Transcribe all the records exactly and omit any images they hold.

--- start of Dataset content ---

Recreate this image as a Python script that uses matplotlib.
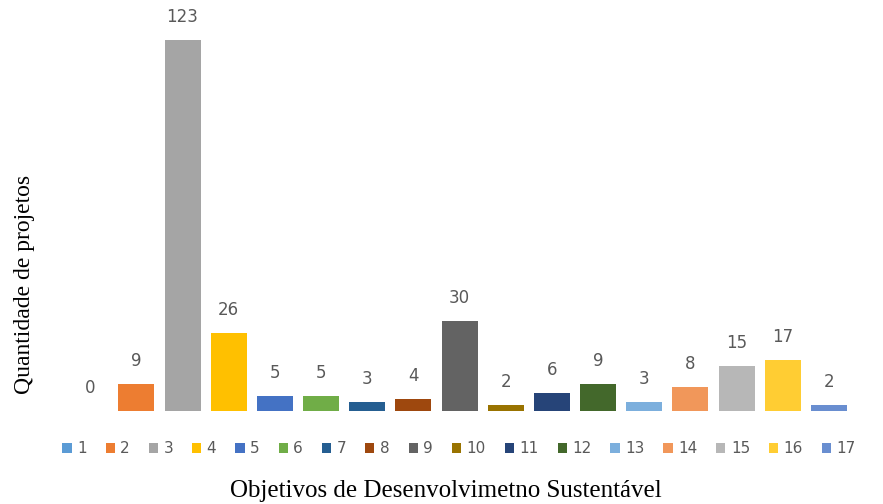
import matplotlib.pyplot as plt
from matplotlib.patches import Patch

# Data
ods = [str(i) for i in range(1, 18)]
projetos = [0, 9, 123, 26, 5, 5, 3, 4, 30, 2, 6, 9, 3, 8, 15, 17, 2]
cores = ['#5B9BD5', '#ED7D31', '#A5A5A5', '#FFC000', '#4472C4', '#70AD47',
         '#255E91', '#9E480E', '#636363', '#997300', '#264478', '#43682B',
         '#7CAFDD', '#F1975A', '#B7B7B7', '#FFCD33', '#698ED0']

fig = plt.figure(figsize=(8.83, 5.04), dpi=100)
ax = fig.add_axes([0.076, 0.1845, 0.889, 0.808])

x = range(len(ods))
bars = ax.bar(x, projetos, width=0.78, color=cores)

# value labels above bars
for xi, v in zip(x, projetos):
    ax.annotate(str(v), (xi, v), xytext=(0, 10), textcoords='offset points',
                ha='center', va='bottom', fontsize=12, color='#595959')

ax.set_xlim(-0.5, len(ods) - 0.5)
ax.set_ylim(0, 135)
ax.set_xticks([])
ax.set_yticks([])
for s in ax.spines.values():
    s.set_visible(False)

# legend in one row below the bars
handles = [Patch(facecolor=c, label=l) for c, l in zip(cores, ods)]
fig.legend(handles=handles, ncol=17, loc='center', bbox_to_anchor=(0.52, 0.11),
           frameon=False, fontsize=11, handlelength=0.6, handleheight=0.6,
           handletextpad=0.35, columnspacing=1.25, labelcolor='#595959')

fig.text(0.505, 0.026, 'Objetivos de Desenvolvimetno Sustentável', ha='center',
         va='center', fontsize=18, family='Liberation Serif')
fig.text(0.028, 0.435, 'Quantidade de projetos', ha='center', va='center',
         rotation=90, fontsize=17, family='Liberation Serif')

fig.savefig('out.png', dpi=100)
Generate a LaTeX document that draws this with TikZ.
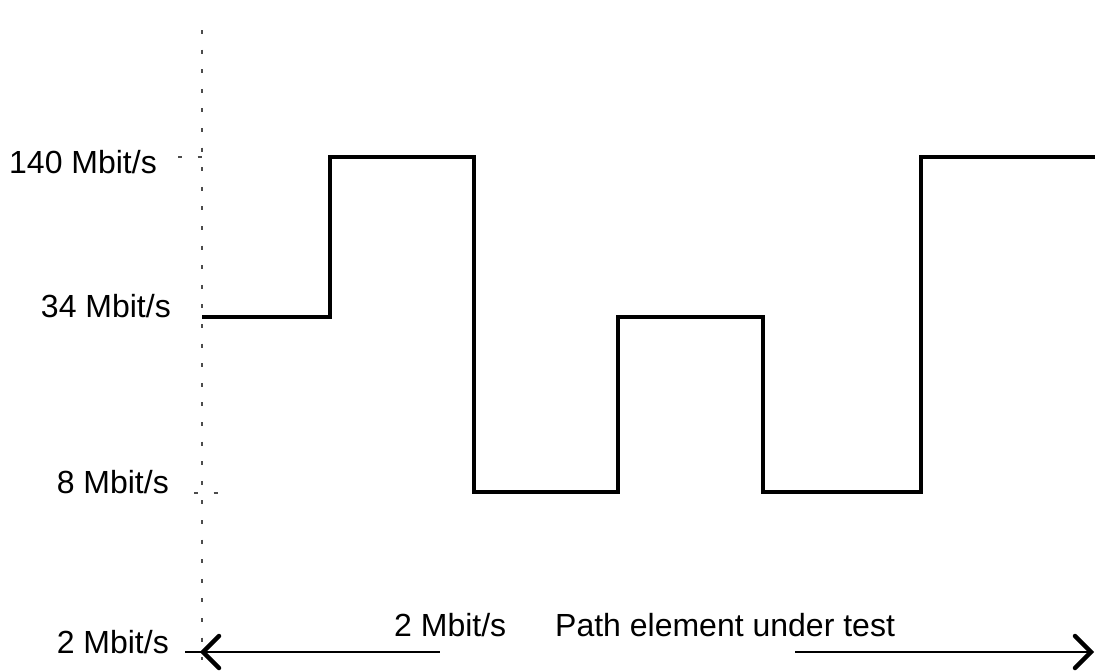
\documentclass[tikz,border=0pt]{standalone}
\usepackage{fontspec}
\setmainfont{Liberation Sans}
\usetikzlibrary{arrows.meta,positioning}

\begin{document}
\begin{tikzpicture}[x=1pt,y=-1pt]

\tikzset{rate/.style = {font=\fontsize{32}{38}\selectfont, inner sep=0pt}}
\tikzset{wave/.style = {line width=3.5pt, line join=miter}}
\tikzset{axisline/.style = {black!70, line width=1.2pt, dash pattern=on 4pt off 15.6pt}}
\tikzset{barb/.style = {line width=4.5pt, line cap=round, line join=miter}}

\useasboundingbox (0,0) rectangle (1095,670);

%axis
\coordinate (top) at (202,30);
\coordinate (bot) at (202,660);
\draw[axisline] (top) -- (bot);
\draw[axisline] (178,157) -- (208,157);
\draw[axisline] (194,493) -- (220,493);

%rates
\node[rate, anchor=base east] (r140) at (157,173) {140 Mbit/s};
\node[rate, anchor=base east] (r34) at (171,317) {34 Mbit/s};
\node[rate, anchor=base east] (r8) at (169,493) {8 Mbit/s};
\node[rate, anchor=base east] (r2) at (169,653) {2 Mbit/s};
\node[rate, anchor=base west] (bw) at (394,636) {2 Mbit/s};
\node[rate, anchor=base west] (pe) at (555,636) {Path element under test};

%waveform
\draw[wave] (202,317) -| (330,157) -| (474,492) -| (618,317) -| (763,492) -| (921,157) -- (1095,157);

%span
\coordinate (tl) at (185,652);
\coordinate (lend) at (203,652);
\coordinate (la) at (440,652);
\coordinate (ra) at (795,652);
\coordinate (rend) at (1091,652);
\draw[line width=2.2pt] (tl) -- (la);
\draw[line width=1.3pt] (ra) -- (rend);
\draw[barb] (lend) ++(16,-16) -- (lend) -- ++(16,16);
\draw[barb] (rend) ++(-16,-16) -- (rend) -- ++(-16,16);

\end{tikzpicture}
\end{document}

--- end of Dataset content ---

-- Response to the task --
Recreate this image as a Python script that uses matplotlib.
import matplotlib.pyplot as plt
from matplotlib.patches import Patch

# Data
ods = [str(i) for i in range(1, 18)]
projetos = [0, 9, 123, 26, 5, 5, 3, 4, 30, 2, 6, 9, 3, 8, 15, 17, 2]
cores = ['#5B9BD5', '#ED7D31', '#A5A5A5', '#FFC000', '#4472C4', '#70AD47',
         '#255E91', '#9E480E', '#636363', '#997300', '#264478', '#43682B',
         '#7CAFDD', '#F1975A', '#B7B7B7', '#FFCD33', '#698ED0']

fig = plt.figure(figsize=(8.83, 5.04), dpi=100)
ax = fig.add_axes([0.076, 0.1845, 0.889, 0.808])

x = range(len(ods))
bars = ax.bar(x, projetos, width=0.78, color=cores)

# value labels above bars
for xi, v in zip(x, projetos):
    ax.annotate(str(v), (xi, v), xytext=(0, 10), textcoords='offset points',
                ha='center', va='bottom', fontsize=12, color='#595959')

ax.set_xlim(-0.5, len(ods) - 0.5)
ax.set_ylim(0, 135)
ax.set_xticks([])
ax.set_yticks([])
for s in ax.spines.values():
    s.set_visible(False)

# legend in one row below the bars
handles = [Patch(facecolor=c, label=l) for c, l in zip(cores, ods)]
fig.legend(handles=handles, ncol=17, loc='center', bbox_to_anchor=(0.52, 0.11),
           frameon=False, fontsize=11, handlelength=0.6, handleheight=0.6,
           handletextpad=0.35, columnspacing=1.25, labelcolor='#595959')

fig.text(0.505, 0.026, 'Objetivos de Desenvolvimetno Sustentável', ha='center',
         va='center', fontsize=18, family='Liberation Serif')
fig.text(0.028, 0.435, 'Quantidade de projetos', ha='center', va='center',
         rotation=90, fontsize=17, family='Liberation Serif')

fig.savefig('out.png', dpi=100)
Generate a LaTeX document that draws this with TikZ.
\documentclass[tikz,border=0pt]{standalone}
\usepackage{fontspec}
\setmainfont{Liberation Sans}
\usetikzlibrary{arrows.meta,positioning}

\begin{document}
\begin{tikzpicture}[x=1pt,y=-1pt]

\tikzset{rate/.style = {font=\fontsize{32}{38}\selectfont, inner sep=0pt}}
\tikzset{wave/.style = {line width=3.5pt, line join=miter}}
\tikzset{axisline/.style = {black!70, line width=1.2pt, dash pattern=on 4pt off 15.6pt}}
\tikzset{barb/.style = {line width=4.5pt, line cap=round, line join=miter}}

\useasboundingbox (0,0) rectangle (1095,670);

%axis
\coordinate (top) at (202,30);
\coordinate (bot) at (202,660);
\draw[axisline] (top) -- (bot);
\draw[axisline] (178,157) -- (208,157);
\draw[axisline] (194,493) -- (220,493);

%rates
\node[rate, anchor=base east] (r140) at (157,173) {140 Mbit/s};
\node[rate, anchor=base east] (r34) at (171,317) {34 Mbit/s};
\node[rate, anchor=base east] (r8) at (169,493) {8 Mbit/s};
\node[rate, anchor=base east] (r2) at (169,653) {2 Mbit/s};
\node[rate, anchor=base west] (bw) at (394,636) {2 Mbit/s};
\node[rate, anchor=base west] (pe) at (555,636) {Path element under test};

%waveform
\draw[wave] (202,317) -| (330,157) -| (474,492) -| (618,317) -| (763,492) -| (921,157) -- (1095,157);

%span
\coordinate (tl) at (185,652);
\coordinate (lend) at (203,652);
\coordinate (la) at (440,652);
\coordinate (ra) at (795,652);
\coordinate (rend) at (1091,652);
\draw[line width=2.2pt] (tl) -- (la);
\draw[line width=1.3pt] (ra) -- (rend);
\draw[barb] (lend) ++(16,-16) -- (lend) -- ++(16,16);
\draw[barb] (rend) ++(-16,-16) -- (rend) -- ++(-16,16);

\end{tikzpicture}
\end{document}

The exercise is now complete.